As described there, we ended up launching the game with two covers. I wouldn’t class that as a mistake: additional sales I’m pretty sure we would not have garnered without it more than covered the added expense, and the very existence of multiple covers screamed that this game was a Big Deal. Even so, those resources really should have gone toward a different product. We did not have another Rome at War game even close to ready for a follow-on release; in fact, we haven’t released any new product for the series since then. I do think we could have built on the splash/notoriety, but any momentum gained was lost.

The usual pattern for a stand-alone boxed wargame (for us at least) has good sales at first, stronger for a few months after release, then tailing off over the following years. Series games will keep their sales strength much longer than stand-alone games; the pattern for Queen of the Celts falls somewhere in between.

As some of you know, we moved our office/warehouse in a great hurry in late July and early August of this year. As a result, parts for our older games are stacked pretty haphazardly in our new warehouse. I’ve been digging through them ever since, and it’s not easy and it’s outright painful when something falls on you. The space is stuffed full, and while we actually have the option to expand by about half again as much floor area, we’re not in the business of warehousing games. Clearing out Red Russia and Austerlitz helped a lot, but it’s still a pretty tight fit. Dragging out the parts for the new edition of Soldier Emperor and reprint of Bismarck was extremely difficult and time-consuming. Something else has to go.

As any game ages, its sales shift from individual sales to wholesale sales (through distributors and retailers). Queen of the Celts is unique in that; with one version for retail sales and one aimed at individual customers, sales of one box fell off faster than those of the other. That made the choice of the next space sacrifice pretty easy.
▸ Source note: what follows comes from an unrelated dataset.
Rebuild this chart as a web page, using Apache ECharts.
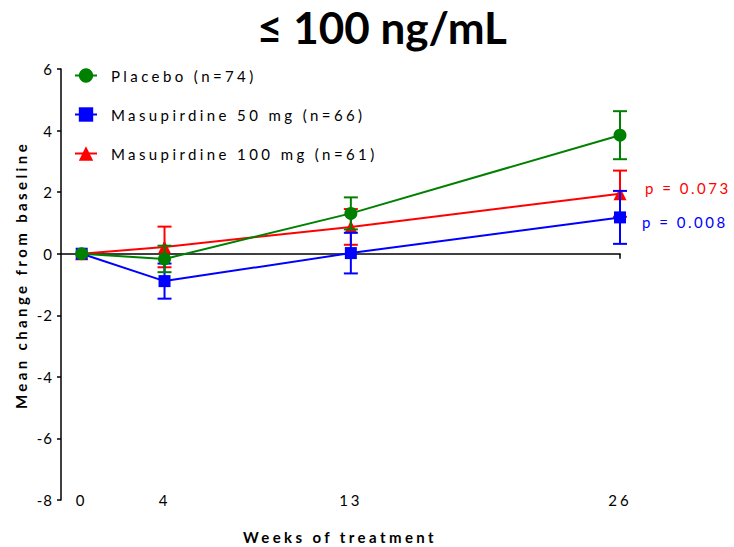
<!DOCTYPE html>
<html>
<head>
<meta charset="utf-8">
<script src="https://cdn.jsdelivr.net/npm/echarts@6/dist/echarts.min.js"></script>
<style>
  html, body { margin: 0; padding: 0; background: #fff; }
  #chart { width: 734px; height: 547px; }
  /* spaced-out lettering for axis titles, legend, tick and p labels */
  #chart text[style*="lsA"] { letter-spacing: 3.4px; }
  #chart text[style*="lsB"] { letter-spacing: 3px; }
  #chart text[style*="lsC"] { letter-spacing: 2.5px; }
  #chart text[style*="lsD"] { letter-spacing: 1px; }
</style>
</head>
<body>
<div id="chart"></div>
<script>
// Weeks of treatment (x positions) and tick labels
const weeks = [0, 4, 13, 26];
const xTickValues = [0, 4, 13, 26];

// Mean change from baseline and standard error per group
const placeboMean = [0, -0.17, 1.31, 3.85];
const placeboSE   = [0, 0.43, 0.52, 0.78];
const mas50Mean   = [0, -0.89, 0.02, 1.18];
const mas50SE     = [0, 0.57, 0.66, 0.86];
const mas100Mean  = [0, 0.22, 0.87, 1.95];
const mas100SE    = [0, 0.66, 0.58, 0.75];

const groupNames = ['Placebo (n=74)', 'Masupirdine 50 mg (n=66)', 'Masupirdine 100 mg (n=61)'];
const pLabels = ['', 'p = 0.008', 'p = 0.073'];

const titleText = '\u2264 100 ng/mL';
const yTitle = 'Mean change from baseline';
const xTitle = 'Weeks of treatment';

const groups = [
  { name: groupNames[0], mean: placeboMean, se: placeboSE, color: '#008000', symbol: 'circle', size: 13, z: 5, p: pLabels[0] },
  { name: groupNames[1], mean: mas50Mean, se: mas50SE, color: '#0000ff', symbol: 'rect', size: 12, z: 4, p: pLabels[1], pOff: [0, 5], pDist: 22 },
  { name: groupNames[2], mean: mas100Mean, se: mas100SE, color: '#ff0000', symbol: 'triangle', size: 13, z: 3, p: pLabels[2], pOff: [0, -6], pDist: 25 }
];

function errorBars(color) {
  return function (params, api) {
    const x = api.value(0), lo = api.value(1), hi = api.value(2);
    if (hi === lo) return null;
    const top = api.coord([x, hi]);
    const bot = api.coord([x, lo]);
    const w = 7;
    const st = { stroke: color, lineWidth: 2 };
    return {
      type: 'group',
      children: [
        { type: 'line', shape: { x1: top[0], y1: top[1], x2: bot[0], y2: bot[1] }, style: st },
        { type: 'line', shape: { x1: top[0] - w, y1: top[1], x2: top[0] + w, y2: top[1] }, style: st },
        { type: 'line', shape: { x1: bot[0] - w, y1: bot[1], x2: bot[0] + w, y2: bot[1] }, style: st }
      ]
    };
  };
}

const series = [];
// draw order: 100 mg at the back, placebo in front
[groups[2], groups[1], groups[0]].forEach(function (g) {
  series.push({
    name: g.name,
    type: 'line',
    z: g.z,
    data: weeks.map(function (w, i) { return [w, g.mean[i]]; }),
    symbol: g.symbol,
    symbolSize: g.size,
    showAllSymbol: true,
    itemStyle: { color: g.color },
    lineStyle: { color: g.color, width: 2 },
    endLabel: g.p ? {
      show: true,
      formatter: g.p,
      color: g.color,
      fontSize: 15,
      fontFamily: 'Lato, lsC',
      distance: g.pDist,
      offset: g.pOff
    } : { show: false }
  });
  series.push({
    name: g.name,
    type: 'custom',
    z: g.z,
    renderItem: errorBars(g.color),
    encode: { x: 0, y: [1, 2] },
    data: weeks.map(function (w, i) { return [w, g.mean[i] - g.se[i], g.mean[i] + g.se[i]]; })
  });
});

const chart = echarts.init(document.getElementById('chart'), null, { renderer: 'svg' });
chart.setOption({
  animation: false,
  backgroundColor: '#fff',
  grid: { left: 61, right: 114, top: 69, bottom: 47, containLabel: false },
  legend: {
    orient: 'vertical',
    left: 69,
    top: 63,
    itemWidth: 22,
    itemHeight: 18,
    itemGap: 24,
    data: groupNames,
    textStyle: { fontSize: 15, fontFamily: 'Lato, lsA', color: '#000', padding: [0, 0, 0, 9] }
  },
  xAxis: [
    {
      type: 'value',
      min: -1,
      max: 26,
      axisLine: { onZero: true, lineStyle: { color: '#000', width: 1.5 } },
      axisTick: { show: true, customValues: xTickValues, length: 5, lineStyle: { color: '#000', width: 1.5 } },
      axisLabel: { show: false },
      splitLine: { show: false }
    },
    {
      type: 'value',
      position: 'bottom',
      min: -1,
      max: 26,
      axisLine: { show: false, onZero: false },
      axisTick: { show: false },
      axisLabel: {
        customValues: xTickValues,
        margin: 0,
        verticalAlign: 'middle',
        fontSize: 15,
        fontFamily: 'Lato, lsB',
        color: '#000'
      },
      splitLine: { show: false }
    }
  ],
  yAxis: {
    type: 'value',
    min: -8,
    max: 6,
    interval: 2,
    axisLine: { show: true, onZero: false, lineStyle: { color: '#000', width: 1.5 } },
    axisTick: { show: true, length: 4, lineStyle: { color: '#000', width: 1.5 } },
    axisLabel: { fontSize: 15, fontFamily: 'Lato, lsD', color: '#000', margin: 8 },
    splitLine: { show: false }
  },
  graphic: [
    {
      type: 'text', x: 382, y: 27,
      style: { text: titleText, font: 'bold 44px Lato', fill: '#000', align: 'center', verticalAlign: 'middle' }
    },
    {
      type: 'text', x: 21, y: 275, rotation: Math.PI / 2,
      style: { text: yTitle, fontSize: 15, fontWeight: 'bold', fontFamily: 'Lato, lsA', fill: '#000', align: 'center', verticalAlign: 'middle' }
    },
    {
      type: 'text', x: 340, y: 537,
      style: { text: xTitle, fontSize: 15, fontWeight: 'bold', fontFamily: 'Lato, lsA', fill: '#000', align: 'center', verticalAlign: 'middle' }
    }
  ],
  series: series
});
</script>
</body>
</html>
Queen of the Celts is a fine game, one we’ll keep in print as the Rome at War series expands. I’d like to see this series become the ancient-world equivalent to Panzer Grenadier or Great War at Sea, with many boxed games, books and even downloadable supplements to expand its coverage and keep it refreshed and fun. Designer Dave Murray has given it what it really has needed all along: a campaign system linking its battles together. The Ivy Division campaign found in Panzer Grenadier: Winter Soldiers is an outgrowth of this; the original campaign, for Rome at War: Fading Legions, is slated for the eventual release of a book supplement called King of Kings.
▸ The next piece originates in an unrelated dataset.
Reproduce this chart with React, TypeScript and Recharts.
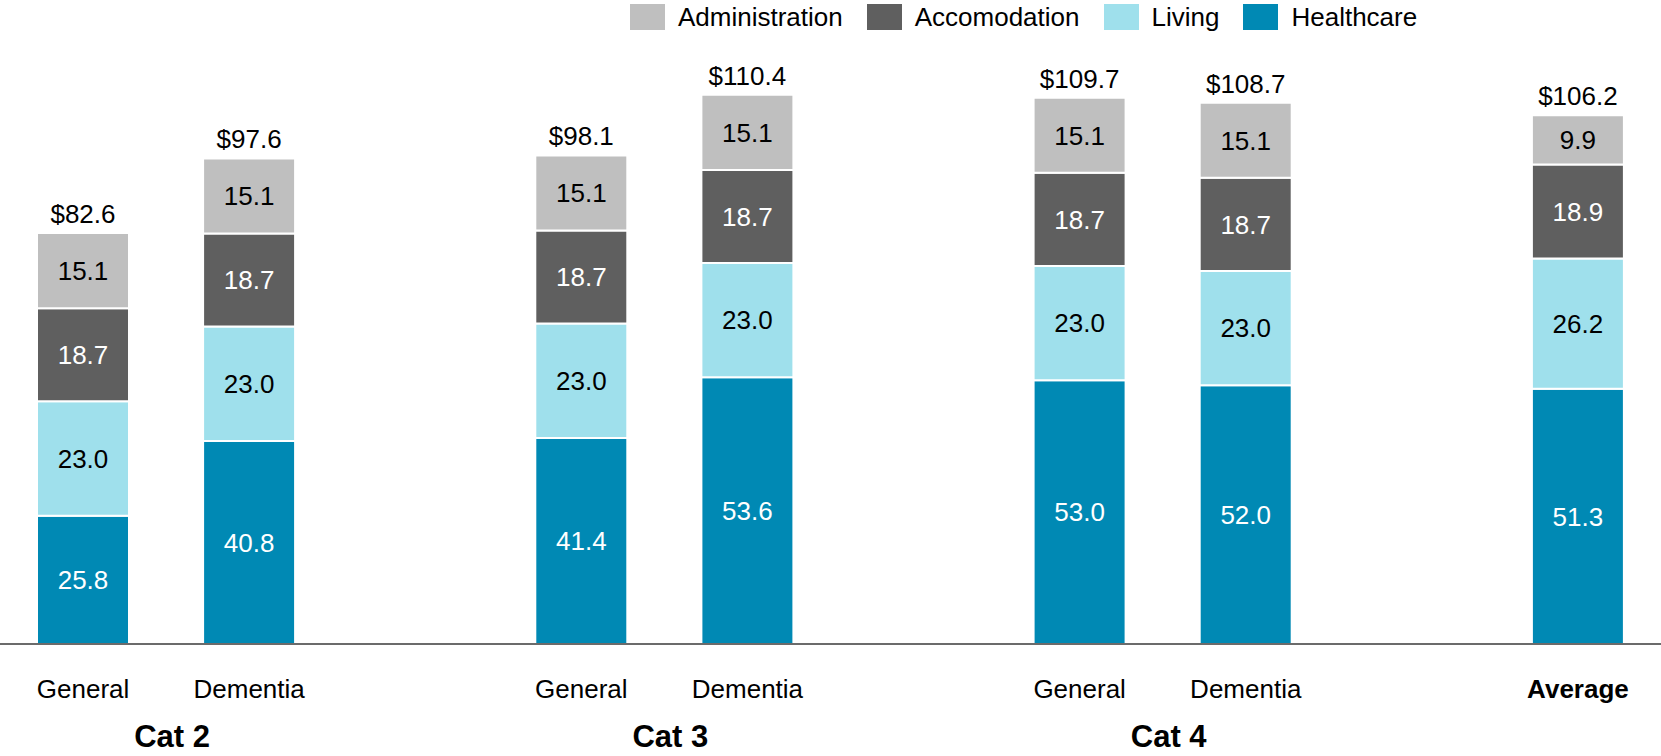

The campaign concept completely changes Rome at War, and I’m looking forward to many more games in the series once we have a few other long-promised titles out the door. I’d like to see it as successful as Panzer Grenadier or Great War at Sea. Queen of the Celts is an important part of that concept.
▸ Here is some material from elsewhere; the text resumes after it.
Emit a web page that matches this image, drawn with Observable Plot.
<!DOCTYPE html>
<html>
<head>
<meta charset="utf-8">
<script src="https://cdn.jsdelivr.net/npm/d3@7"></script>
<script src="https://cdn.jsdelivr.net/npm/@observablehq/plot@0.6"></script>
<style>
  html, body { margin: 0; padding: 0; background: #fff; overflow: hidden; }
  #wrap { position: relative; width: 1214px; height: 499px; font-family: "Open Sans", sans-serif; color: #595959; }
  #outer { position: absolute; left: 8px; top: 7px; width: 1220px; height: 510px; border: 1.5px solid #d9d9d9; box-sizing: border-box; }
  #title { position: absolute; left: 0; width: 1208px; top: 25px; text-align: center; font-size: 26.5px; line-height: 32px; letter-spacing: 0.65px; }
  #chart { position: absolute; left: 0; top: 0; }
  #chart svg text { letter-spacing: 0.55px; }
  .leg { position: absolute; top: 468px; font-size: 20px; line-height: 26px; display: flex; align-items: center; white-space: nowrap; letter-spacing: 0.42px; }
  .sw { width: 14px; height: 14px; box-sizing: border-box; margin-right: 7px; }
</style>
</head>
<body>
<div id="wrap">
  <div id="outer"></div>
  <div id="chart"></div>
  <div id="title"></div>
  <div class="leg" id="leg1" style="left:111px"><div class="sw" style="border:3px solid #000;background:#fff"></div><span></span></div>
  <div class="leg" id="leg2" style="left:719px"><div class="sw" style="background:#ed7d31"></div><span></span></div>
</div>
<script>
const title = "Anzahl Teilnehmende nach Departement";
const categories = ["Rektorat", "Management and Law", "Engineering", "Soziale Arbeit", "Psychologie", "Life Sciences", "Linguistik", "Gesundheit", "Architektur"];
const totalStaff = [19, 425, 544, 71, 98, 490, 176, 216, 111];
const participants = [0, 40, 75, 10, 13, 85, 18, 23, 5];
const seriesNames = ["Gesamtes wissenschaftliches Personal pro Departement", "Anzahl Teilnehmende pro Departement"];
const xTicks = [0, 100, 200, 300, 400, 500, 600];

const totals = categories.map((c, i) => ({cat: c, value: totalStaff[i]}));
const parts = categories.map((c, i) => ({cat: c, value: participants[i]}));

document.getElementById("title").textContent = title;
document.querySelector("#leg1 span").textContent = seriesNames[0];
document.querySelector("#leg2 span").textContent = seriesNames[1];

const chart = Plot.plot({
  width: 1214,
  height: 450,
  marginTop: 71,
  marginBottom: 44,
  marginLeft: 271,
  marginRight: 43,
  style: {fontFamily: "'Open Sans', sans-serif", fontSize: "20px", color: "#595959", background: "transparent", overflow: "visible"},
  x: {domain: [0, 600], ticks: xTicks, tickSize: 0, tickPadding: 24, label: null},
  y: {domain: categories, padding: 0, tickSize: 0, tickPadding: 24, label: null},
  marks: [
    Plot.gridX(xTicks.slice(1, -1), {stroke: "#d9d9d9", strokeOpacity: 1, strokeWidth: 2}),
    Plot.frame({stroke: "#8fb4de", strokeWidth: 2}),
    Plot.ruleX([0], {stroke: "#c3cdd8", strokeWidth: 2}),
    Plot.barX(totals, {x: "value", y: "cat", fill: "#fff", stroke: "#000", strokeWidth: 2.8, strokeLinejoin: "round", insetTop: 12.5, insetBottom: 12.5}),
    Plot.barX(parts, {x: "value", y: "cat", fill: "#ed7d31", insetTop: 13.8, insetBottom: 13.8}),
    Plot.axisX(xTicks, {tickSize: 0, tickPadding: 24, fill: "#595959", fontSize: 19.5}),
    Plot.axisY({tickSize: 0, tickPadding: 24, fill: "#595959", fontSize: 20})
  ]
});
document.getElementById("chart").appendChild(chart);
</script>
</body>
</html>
But only in its retail edition. The “Warrior Babe” boxes (retail-edition-artist Beth Donahue’s name for them) are going to feed the flames on All Soul’s Day, so we can have a little breathing room inside the warehouse. So this is your chance to get hold of William Sariego’s excellent game design, a core series game we’ll try to keep in stock for years, at a clearance price by October 31st. After that, the smoking hot babe bursts into flame.

Will I miss it? Not likely. I have the original on my office wall.